Short task: Below are some records. Say how many of their lines contain the string "that", and give nothing but the number.

Dataset extract:
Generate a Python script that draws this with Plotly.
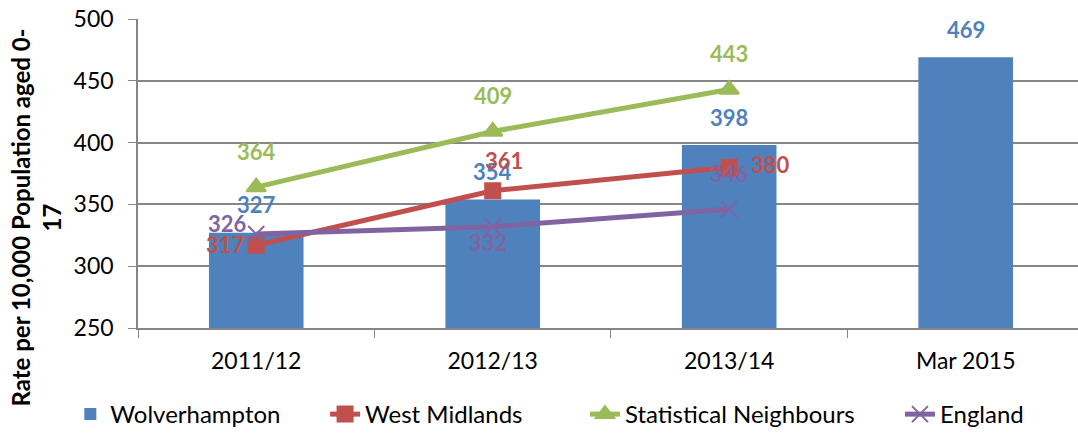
""" Rate per 10,000 population aged 0-17: Wolverhampton vs comparators. """

import plotly.graph_objects as go

# Chart data
periods       = ['2011/12', '2012/13', '2013/14', 'Mar 2015']
wolverhampton = [327, 354, 398, 469]
west_midlands = [317, 361, 380]
stat_neigh    = [364, 409, 443]
england       = [326, 332, 346]

FONT = 'Lato'
BLUE, RED, GREEN, PURPLE = '#4F81BD', '#C0504D', '#9BBB59', '#8064A2'
GRID = '#868686'

fig = go.Figure()

fig.add_trace( go.Bar( x=periods, y=wolverhampton, name='Wolverhampton',
                       marker_color=BLUE, marker_line_width=0, legend='legend' ) )

line_series = [
    ( 'West Midlands', west_midlands, RED, 'square', 15, 'legend2' ),
    ( 'Statistical Neighbours', stat_neigh, GREEN, 'triangle-up', 17, 'legend3' ),
    ( 'England', england, PURPLE, 'x-thin', 16, 'legend4' ),
]
for name, values, colour, symbol, size, leg in line_series:
    fig.add_trace( go.Scatter( x=periods[:len(values)], y=values, name=name,
                               mode='lines+markers', legend=leg,
                               line=dict( color=colour, width=5 ),
                               marker=dict( symbol=symbol, size=size, color=colour,
                                            line=dict( color=colour, width=2 ) ) ) )

# Data labels (offsets in pixels from each point)
def add_labels( values, colour, shifts ):
    for cat, val, (dx, dy) in zip( periods, values, shifts ):
        fig.add_annotation( x=cat, y=val, text=f"<b>{val}</b>", showarrow=False,
                            xshift=dx, yshift=dy, xanchor='center', yanchor='middle',
                            font=dict( family=FONT, size=22, color=colour ) )

add_labels( wolverhampton, BLUE, [(0, 28)] * 4 )
add_labels( stat_neigh, GREEN, [(0, 36)] * 3 )
add_labels( west_midlands, RED, [(-31, 1), (11, 30), (41, 3)] )
add_labels( england, PURPLE, [(-29, 11), (-5, -16), (0, 36)] )

# Y axis title, wrapped like the original
fig.add_annotation( xref='paper', yref='paper', x=-0.109, y=0.356,
                    text="<b>Rate per 10,000 Population aged 0-<br>17</b>",
                    textangle=-90, showarrow=False, xanchor='center', yanchor='middle',
                    font=dict( family=FONT, size=24, color='black' ) )

# one legend per series so the entries sit where the original has them
leg_style = dict( orientation='h', xanchor='left', y=-0.28, yanchor='middle',
                  font=dict( family=FONT, size=24 ), itemwidth=30,
                  bgcolor='rgba(0,0,0,0)' )

fig.update_layout(
    width=1078, height=436,
    margin=dict( l=138, r=0, t=19, b=108, autoexpand=False ),
    plot_bgcolor='white', paper_bgcolor='white',
    font=dict( family=FONT, size=23, color='black' ),
    bargap=0.6,
    showlegend=True,
    legend=dict( x=-0.072, **leg_style ),
    legend2=dict( x=0.199, **leg_style ),
    legend3=dict( x=0.4755, **leg_style ),
    legend4=dict( x=0.8106, **leg_style ),
)
fig.update_xaxes( range=[-0.5, 3.475], showline=True, linecolor=GRID, linewidth=1.5,
                  ticks='outside', tickson='boundaries', ticklen=8, tickcolor=GRID,
                  ticklabelstandoff=12, showgrid=False )
fig.update_yaxes( range=[250, 500], dtick=50, showline=True, linecolor=GRID, linewidth=1.5,
                  ticks='outside', ticklen=8, tickcolor=GRID, ticklabelstandoff=10,
                  ticklabeloverflow='allow',
                  showgrid=True, gridcolor=GRID, gridwidth=1.5, zeroline=False )

# drop the browser's default body margin so the figure fills the window
fig.write_html( "out.html", config={ 'displayModeBar': False },
                post_script="document.body.style.margin = '0';" )
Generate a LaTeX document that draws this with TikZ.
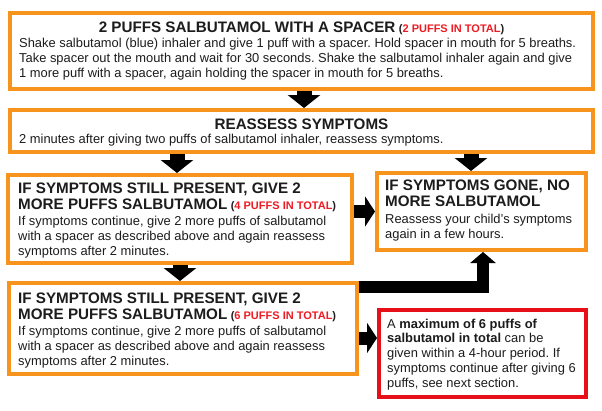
\documentclass[tikz,border=0pt]{standalone}
\usepackage{fontspec}
\setmainfont{Liberation Sans}
\usetikzlibrary{arrows.meta}
\frenchspacing
\definecolor{orng}{RGB}{247,148,30}
\definecolor{redbox}{RGB}{232,16,24}
\definecolor{redtxt}{RGB}{237,28,36}
\definecolor{ink}{RGB}{28,28,28}
\newcommand\ttl[1]{{\fontsize{15.2}{15}\selectfont\bfseries #1}}
\newcommand\rd[1]{{\fontsize{11}{15}\selectfont\bfseries\hspace{3.5pt}(\textcolor{redtxt}{#1})}}
\newcommand\bdy{\fontsize{12.9}{15}\selectfont}
\newcommand\tbox[2]{\parbox[t]{#1}{\raggedright #2}}
\begin{document}
\begin{tikzpicture}[x=1pt,y=-1pt,
  box/.style={rectangle, draw=orng, line width=4pt, fill=white, inner sep=0pt},
  redframe/.style={box, draw=redbox},
  txt/.style={anchor=base west, inner sep=0pt, text=ink},
  arrV/.style={draw=black, line width=15pt, -{Triangle[width=32pt,length=13pt]}},
  arrH/.style={draw=black, line width=13pt, -{Triangle[width=30pt,length=10pt]}},
  arrE/.style={draw=black, line width=12pt, line join=miter, -{Triangle[width=25pt,length=11pt]}}]
\useasboundingbox[fill=white] (0,0) rectangle (602,410);
% boxes
\node[box, minimum width=583pt, minimum height=76pt] (b1) at (301.5,51) {};
\node[box, minimum width=583pt, minimum height=42pt] (b2) at (301.5,131) {};
\node[box, minimum width=344pt, minimum height=88pt] (b3) at (180,219) {};
\node[box, minimum width=209pt, minimum height=77pt] (b4) at (481.5,211.5) {};
\node[box, minimum width=348pt, minimum height=91pt] (b5) at (183,328.5) {};
\node[redframe, minimum width=207pt, minimum height=87pt] (rb) at (482.5,353.5) {};
% helper coordinates
\coordinate (xB) at (177,0);
\coordinate (xC) at (471,0);
\coordinate (xE) at (180,0);
\coordinate (yG) at (0,338);
\coordinate (fA) at (483,287);
% arrows
\draw[arrV] ([xshift=2.5pt]b1.south) -- ([xshift=2.5pt]b2.north);
\draw[arrV] (b2.south -| xB) -- (b3.north -| xB);
\draw[arrV] (b2.south -| xC) -- (b4.north -| xC);
\draw[arrH] (b3.east |- b4.west) -- (b4.west);
\draw[arrV] (b3.south -| xE) -- (b5.north -| xE);
\draw[arrE] (b5.east |- fA) -| (b4.south -| fA);
\draw[arrH] (b5.east |- yG) -- (rb.west |- yG);
% texts
\node[txt, anchor=base] (t1) at (301.5,32) {\ttl{2 PUFFS SALBUTAMOL WITH A SPACER}\rd{2 PUFFS IN TOTAL}};
\node[txt] (t1b) at (19,47) {\tbox{580pt}{\bdy Shake salbutamol (blue) inhaler and give 1 puff with a spacer. Hold spacer in mouth for 5 breaths.\\
Take spacer out the mouth and wait for 30 seconds. Shake the salbutamol inhaler again and give\\
1 more puff with a spacer, again holding the spacer in mouth for 5 breaths.}};
\node[txt, anchor=base] (t2) at (301.5,129) {\ttl{REASSESS SYMPTOMS}};
\node[txt] (t2b) at (19,143) {\bdy 2 minutes after giving two puffs of salbutamol inhaler, reassess symptoms.};
\node[txt] (t3) at (18,193) {\tbox{340pt}{\ttl{IF SYMPTOMS STILL PRESENT, GIVE 2}\\[3pt]
\ttl{MORE PUFFS SALBUTAMOL}\rd{4 PUFFS IN TOTAL}\\[1pt]
\bdy If symptoms continue, give 2 more puffs of salbutamol\\
with a spacer as described above and again reassess\\
symptoms after 2 minutes.}};
\node[txt] (t4) at (385,190) {\tbox{200pt}{\ttl{IF SYMPTOMS GONE, NO}\\[3pt]
\ttl{MORE SALBUTAMOL}\\[2pt]
\bdy Reassess your child’s symptoms\\
again in a few hours.}};
\node[txt] (t5) at (18,303) {\tbox{340pt}{\ttl{IF SYMPTOMS STILL PRESENT, GIVE 2}\\[3pt]
\ttl{MORE PUFFS SALBUTAMOL}\rd{6 PUFFS IN TOTAL}\\[1pt]
\bdy If symptoms continue, give 2 more puffs of salbutamol\\
with a spacer as described above and again reassess\\
symptoms after 2 minutes.}};
\node[txt] (t6) at (387,328) {\tbox{200pt}{\fontsize{12.9}{14.8}\selectfont A \textbf{maximum of 6 puffs of}\\
\textbf{salbutamol in total} can be\\
given within a 4-hour period. If\\
symptoms continue after giving 6\\
puffs, see next section.}};
\end{tikzpicture}
\end{document}
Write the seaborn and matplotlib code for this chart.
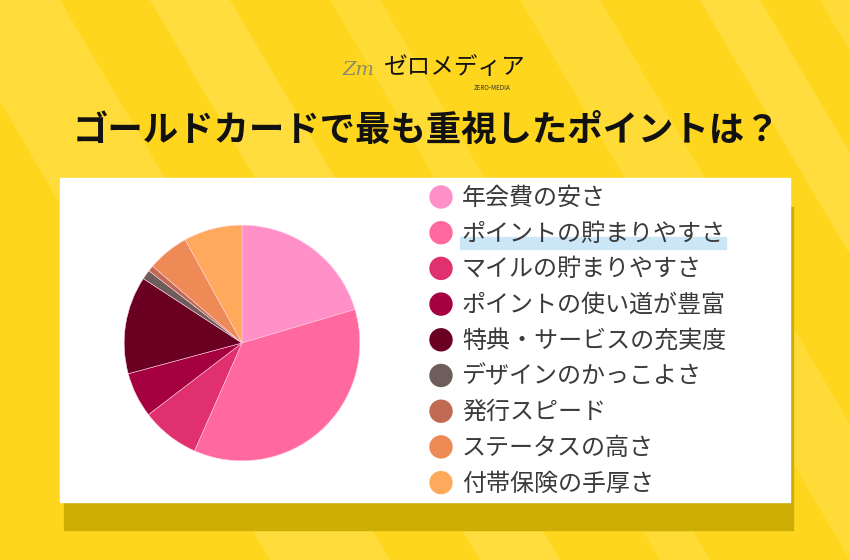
import matplotlib
matplotlib.use("Agg")
import matplotlib.pyplot as plt
import matplotlib.patches as mpatches
import seaborn as sns

# data (share of answers, %)
labels = [
    "年会費の安さ",
    "ポイントの貯まりやすさ",
    "マイルの貯まりやすさ",
    "ポイントの使い道が豊富",
    "特典・サービスの充実度",
    "デザインのかっこよさ",
    "発行スピード",
    "ステータスの高さ",
    "付帯保険の手厚さ",
]
shares = [20.4, 36.2, 8.0, 6.2, 13.4, 1.3, 0.8, 5.7, 8.0]
colors = ["#FF90C8", "#FF69A0", "#E0306E", "#A5003F", "#6A0022",
          "#6D5E5C", "#C06A52", "#EE8A55", "#FFA95C"]

title = "ゴールドカードで最も重視したポイントは？"

sns.set_style("white")
plt.rcParams["font.family"] = ["Noto Sans CJK JP", "DejaVu Sans"]

W, H = 850, 560
fig = plt.figure(figsize=(W / 100, H / 100), dpi=100)

# background canvas in pixel coordinates
bg = fig.add_axes([0, 0, 1, 1])
bg.set_xlim(0, W)
bg.set_ylim(H, 0)
bg.axis("off")
bg.add_patch(mpatches.Rectangle((0, 0), W, H, color="#FFD61E", zorder=0))

# soft diagonal stripes
stripes = [(-60, 60, 0.22), (150, 230, 0.25), (330, 380, 0.18),
           (520, 600, 0.2), (700, 760, 0.25), (820, 900, 0.2)]
for x0, x1, a in stripes:
    bg.add_patch(mpatches.Polygon(
        [(x0, 0), (x1, 0), (x1 + 330, H), (x0 + 330, H)],
        closed=True, color="#FFF3A0", alpha=a, lw=0, zorder=1))

# panel shadow and white panel
bg.add_patch(mpatches.Rectangle((64, 207), 729, 323, color="#CDAE05", zorder=2))
bg.add_patch(mpatches.Rectangle((60, 178), 730, 324, color="white", zorder=3))

# logo
bg.text(343, 70, "Zm", fontsize=14, color="#8A8A70", style="italic",
        ha="left", va="center", family=["DejaVu Serif"], zorder=4)
bg.text(384, 68, "ゼロメディア", fontsize=17, color="#111111", ha="left",
        va="center", style="italic", zorder=4)
bg.text(492, 88, "ZERO-MEDIA", fontsize=4.5, color="#333333", ha="center",
        va="center", zorder=4)

# title
bg.text(426, 130, title, fontsize=25.5, fontweight="bold", color="#111111",
        ha="center", va="center", zorder=4)

# legend
y0, dy = 197, 35.7
bg.add_patch(mpatches.Rectangle((460, 237), 266, 12, color="#CBE6F7", zorder=4))
for i, (lab, col) in enumerate(zip(labels, colors)):
    y = y0 + i * dy
    bg.add_patch(mpatches.Circle((441, y), 11, color=col, zorder=5))
    bg.text(462, y + 1, lab, fontsize=17.3, color="#3A3A3A", ha="left",
            va="center", zorder=5)

# pie
cx, cy, r = 242, 343, 119
ax = fig.add_axes([(cx - r) / W, (H - cy - r) / H, 2 * r / W, 2 * r / H])
palette = sns.color_palette(colors)
ax.pie(shares, colors=palette, startangle=90, counterclock=False,
       wedgeprops=dict(linewidth=0.4, edgecolor="#FFD0E0"))
ax.set_xlim(-1.01, 1.01)
ax.set_ylim(-1.01, 1.01)
ax.axis("off")

fig.savefig("out.png", dpi=100)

Output: 2